Peg Plumbo has been a certified nurse-midwife (CNM) since 1976. She has assisted at over 1,000 births and currently teaches in the... Read more

If a baby is born before 37 weeks gestation, or weighs less than about five pounds, he or she is considered premature. The single greatest risk factor for preterm labor is a history of preterm labor.

Factors commonly associated with preterm labor between 20 and 37 weeks can be divided into maternal factors and fetal factors.

Maternal risk factors include:
-- Infection (urinary tract, amnionitis, systemic, sexually transmitted)
-- Uterine anomalies, fibroids, retained IUD
-- Cervical abnormalities: Short or funnel shaped
-- Overdistended uterus: Polyhydramnios (too much fluid), multifetal gestation
-- Rupture of membranes
-- Uterine bleeding: Abruption, previa
-- Substance abuse: Cocaine, amphetamine, smoking

Fetal risk factors include:
-- Congenital anomalies
-- Intrauterine death
-- Multifetal gestation

Signs and symptoms to watch for would be related to these risk factors:
-- Discharge: If you notice any clear fluid discharge, or any abnormal or malodorous discharge, you should notify your care provider immediately.

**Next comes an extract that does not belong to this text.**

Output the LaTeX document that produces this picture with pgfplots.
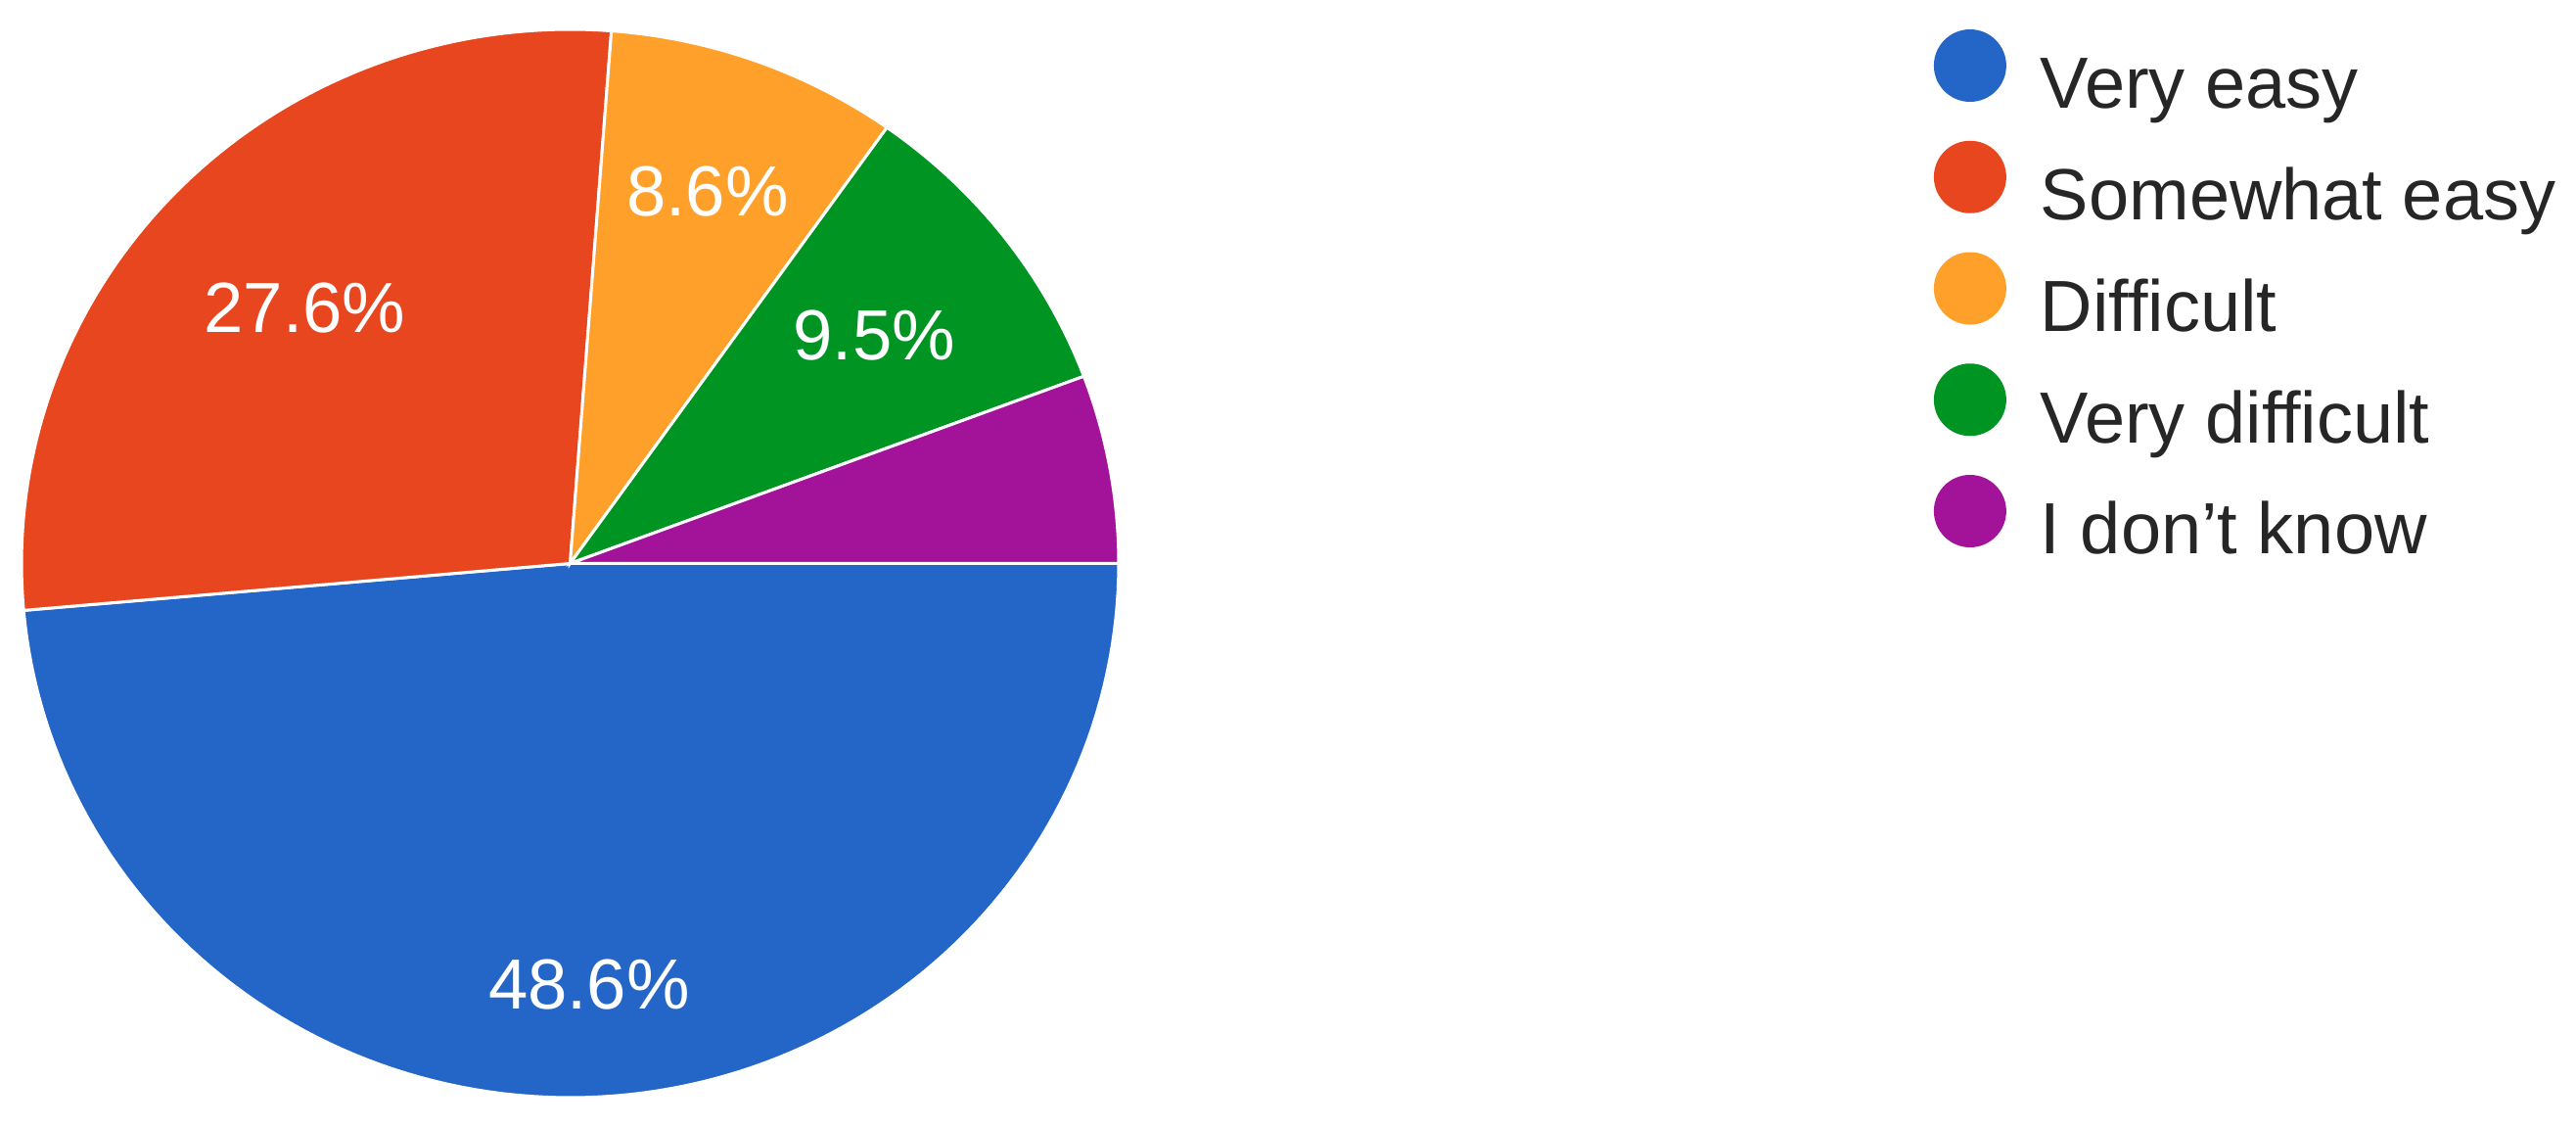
\documentclass[border=0pt]{standalone}
\usepackage{pgfplots}
\pgfplotsset{compat=1.18}
\usepackage{pgfplotstable}
\usepackage{fontspec}
\setmainfont{Liberation Sans}
\definecolor{cVE}{HTML}{2465C8}
\definecolor{cSE}{HTML}{E8461E}
\definecolor{cDI}{HTML}{FFA02A}
\definecolor{cVD}{HTML}{009523}
\definecolor{cDK}{HTML}{A2139A}
\definecolor{ctext}{HTML}{262626}
\pgfplotstableread{
label pct
VeryEasy 48.6
SomewhatEasy 27.6
Difficult 8.6
VeryDifficult 9.5
DontKnow 5.7
}\piedata
\pgfplotstablegetelem{0}{pct}\of\piedata \let\pA\pgfplotsretval
\pgfplotstablegetelem{1}{pct}\of\piedata \let\pB\pgfplotsretval
\pgfplotstablegetelem{2}{pct}\of\piedata \let\pC\pgfplotsretval
\pgfplotstablegetelem{3}{pct}\of\piedata \let\pD\pgfplotsretval
\pgfplotstablegetelem{4}{pct}\of\piedata \let\pE\pgfplotsretval
\pgfmathsetmacro{\aA}{0}
\pgfmathsetmacro{\aB}{\aA-3.6*\pA}
\pgfmathsetmacro{\aC}{\aB-3.6*\pB}
\pgfmathsetmacro{\aD}{\aC-3.6*\pC}
\pgfmathsetmacro{\aE}{\aD-3.6*\pD}
\pgfmathsetmacro{\aF}{\aE-3.6*\pE}
\pgfmathsetmacro{\mA}{(\aA+\aB)/2}
\pgfmathsetmacro{\mB}{(\aB+\aC)/2}
\pgfmathsetmacro{\mC}{(\aC+\aD)/2}
\pgfmathsetmacro{\mD}{(\aD+\aE)/2}
\newcommand{\lblfont}{\fontsize{14.5}{17}\selectfont}
\newcommand{\legfont}{\fontsize{14.8}{17}\selectfont}
\begin{document}
\begin{tikzpicture}
\useasboundingbox (-4.4pt,-5.8pt) rectangle (522pt,224.2pt);
\begin{axis}[
  at={(0,0)}, anchor=south west,
  scale only axis, width=224.2pt, height=218.2pt,
  xmin=-1, xmax=1, ymin=-1, ymax=1,
  hide axis, clip=false,
  legend style={at={(rel axis cs:1.743,1.0)}, anchor=north west,
    draw=none, fill=none, inner sep=0pt, outer sep=0pt,
    row sep=3.1pt, font=\legfont, text=ctext,
    nodes={inner sep=0pt, text height=11pt, text depth=3.5pt},
    /tikz/every odd column/.append style={column sep=7pt}},
  legend cell align=left,
  legend image code/.code={\fill[#1, draw=none] (7.4pt,5.0pt) circle (7.4pt);},
]
\addplot[fill=cVE, draw=white, line width=0.6pt, domain={\aB}:{\aA}, samples=120] ({cos(x)},{sin(x)}) -- (axis cs:0,0) -- cycle;
\addlegendentry{Very easy}
\addplot[fill=cSE, draw=white, line width=0.6pt, domain={\aC}:{\aB}, samples=80] ({cos(x)},{sin(x)}) -- (axis cs:0,0) -- cycle;
\addlegendentry{Somewhat easy}
\addplot[fill=cDI, draw=white, line width=0.6pt, domain={\aD}:{\aC}, samples=40] ({cos(x)},{sin(x)}) -- (axis cs:0,0) -- cycle;
\addlegendentry{Difficult}
\addplot[fill=cVD, draw=white, line width=0.6pt, domain={\aE}:{\aD}, samples=40] ({cos(x)},{sin(x)}) -- (axis cs:0,0) -- cycle;
\addlegendentry{Very difficult}
\addplot[fill=cDK, draw=white, line width=0.6pt, domain={\aF}:{\aE}, samples=30] ({cos(x)},{sin(x)}) -- (axis cs:0,0) -- cycle;
\addlegendentry{I don’t know}
\node[text=white, font=\lblfont] at (axis cs:{0.79*cos(\mA)},{0.79*sin(\mA)}) {\pA\%};
\node[text=white, font=\lblfont] at (axis cs:{0.68*cos(\mB)},{0.68*sin(\mB)}) {\pB\%};
\node[text=white, font=\lblfont] at (axis cs:{0.74*cos(\mC)},{0.74*sin(\mC)}) {\pC\%};
\node[text=white, font=\lblfont] at (axis cs:{0.70*cos(\mD)},{0.70*sin(\mD)}) {\pD\%};
\end{axis}
\end{tikzpicture}
\end{document}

-- STDs or Beta Strep: If you have ever been diagnosed with a sexually transmitted disease or with group B beta strep, your care provider may wish to do typical cultures at your initial visit and then repeat them later in the pregnancy.

-- Changed pattern of movement: If your baby changes his or her pattern of movement, you should also alert your doctor or midwife.

-- Multiple gestation: If you have been diagnosed with twins or any higher order gestation, or if ultrasound has detected a "greater than average" volume of amniotic fluid, you should be alert for symptoms of premature labor.

-- Uterine abnormality or placental problem: If ultrasound has ever detected a uterine abnormality or fibroid -- or if you have experienced a premature separation of the placenta or have a low lying placenta -- you are at higher risk for preterm labor and need to be alert for signs and symptoms.

Symptoms can include, but are not limited to:
-- Pressure in the pelvis or vagina, or a sense that the baby has "dropped" prior to 36 weeks.
-- Tightenings or contractions that seem to occur at more or less regular intervals (more than four to five per hour).
-- Pain that comes and goes, whether it occurs in the lower abdomen or in the back.
-- Any fluid loss or spotting.

It is important to keep well-hydrated to both prevent uterine irritability and to prevent urinary tract infections that can lead to preterm labor. When my clients feel that things are "not quite right," I have them come in so that they can be checked. Diagnosed early, premature labor can be stopped and the pregnancy can be carried to term.